Esther Pujolràs-Noguer

 

On an ordinary day, two women, Esi and Opokuya, meet by chance at the Twentieth Century Hotel in Accra, Ghana. They take up the opportunity to chat and renew a friendship that several circumstances brought to a halt. This is the scene from the novel Changes. A Love Story that came to my mind when my friend Felicity told me about the unfortunate demise of Ama Ata.  It is remarkable the way our neurons weave an electric tapestry in our brains wherein memories are knotted, emotions are revived and past impressions are, unexpectedly, awakened. Why is it that, of all the memorable scenes that Ama Ata Aidoo’s writing has granted me, the unpremeditated encounter between these two friends is the one that I most vividly connected with her?  

This random meeting between two women friends is the shadow story that nurtures the larger love story that stands at the core of Ama Ata Aidoo’s Changes. A Love Story. To me, Changes has always been a story of friendship between two women that must fight their feminist ways in a suffocating patriarchal environment that will put to the test the very female friendship that sustains their lives and urges them to move on. The romantic love story that the title of the novel promises is, therefore, enmeshed in a more insidious manifestation of love, the sisterly love between friends which, incidentally, is the spirit that envelops Ama Ata’s entire oeuvre. My claim that the romantic side of the novel is somehow subservient to a story of friendship is indeed audacious and prone to be highly criticized by Academia. But since I am not writing an academic article, I dare to proclaim unabashedly that the woman I met on an ordinary day at a hotel that resembled the fictitious Twentieth Hotel of the novel agreed with my intuitive interpretation of Changes as a story about the ordeals of a friendship that is menaced by the deceitful ─and patriarchal─ undertones of romance.

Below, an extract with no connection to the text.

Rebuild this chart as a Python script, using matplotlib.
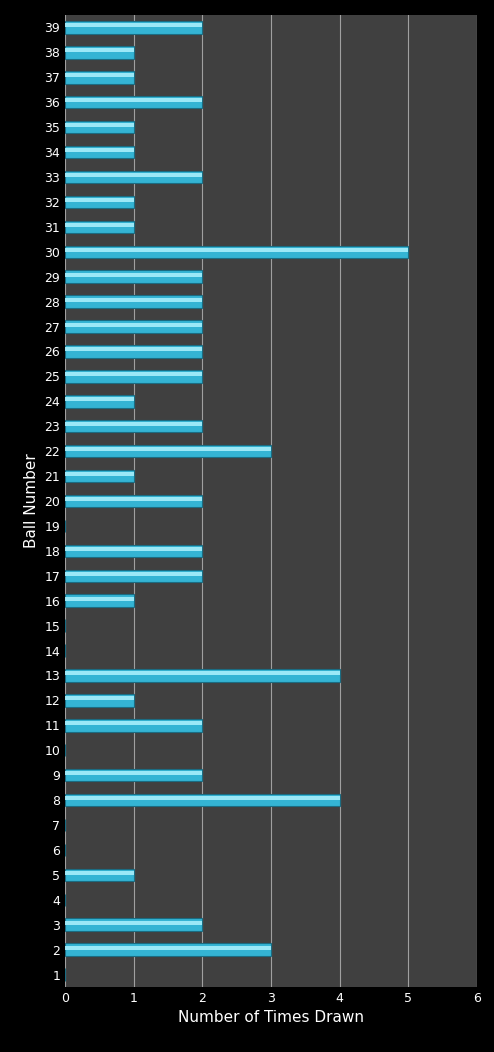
import matplotlib
matplotlib.use('Agg')
import matplotlib.pyplot as plt

balls = list(range(1, 40))
counts = [0, 3, 2, 0, 1, 0, 0, 4, 2, 0,
          2, 1, 4, 0, 0, 1, 2, 2, 0, 2,
          1, 3, 2, 1, 2, 2, 2, 2, 2, 5,
          1, 1, 2, 1, 1, 2, 1, 1, 2]

fig = plt.figure(figsize=(4.94, 10.52), dpi=100, facecolor='black')
ax = fig.add_axes([65/494, 65/1052, 412/494, 972/1052])
ax.set_facecolor('#404040')

# main bar plus a light highlight strip to fake the gradient look
ax.barh(balls, counts, height=0.5, color='#34b4d4', edgecolor='#1b6c82', linewidth=0.8, zorder=3)
ax.barh([b + 0.08 for b in balls], counts, height=0.16, color='#9be8f7', linewidth=0, zorder=4)

ax.set_xlim(0, 6)
ax.set_ylim(0.5, 39.5)
ax.set_xticks(range(0, 7))
ax.set_yticks(balls)
ax.grid(axis='x', color='#a0a0a0', linewidth=0.8, zorder=1)
ax.tick_params(colors='white', labelsize=9, length=0)
for s in ax.spines.values():
    s.set_visible(False)
ax.set_xlabel('Number of Times Drawn', color='white', fontsize=11, labelpad=4)
ax.set_ylabel('Ball Number', color='white', fontsize=11, labelpad=4)

fig.savefig('out.png', dpi=100, facecolor='black')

Ours was not a fortuitous encounter. I went to Ghana to, first and foremost, meet the writer I turned into the topic of my doctoral dissertation. I needed to be enfolded by the physical and emotional surroundings of the world displayed in her fiction, plays and poetry. I admired her so much that I wanted her to like me and was terrified at the thought that maybe she would not like me. When I saw her small figure appearing through the sliding doors of the hotel entrance, the recognition was immediate and the act of embracing her came as something natural. I can say that we hit it off right away. The dissertation came to an end, as all dissertations do, in one way or another, but my commitment to Ama Ata, the writer and the extremely generous woman I had the pleasure to discover, will forever continue. All deaths are untimely and unwelcome; they are brutal, irreversible interruptions of our lives. Sadness encircled me when I first heard about Ama Ata’s death and then, the image of Esi and Opokuya, talking, laughing and sipping their beers, inhabited my mind and I smiled. This imagined picture that exudes womanly camaraderie had the invigorating power of extricating me from incapacitating sorrow. I took the box where I keep my printed pictures of old times and searched for that image that captured one of the most fateful moments of my life: my meeting with Ama Ata. I am so sad but so honored to have been offered a time and a space to share the happiness of this African woman writer whose words, infused with wisdom, beauty and irony, have become part of the indelible memory of “woman-ship”.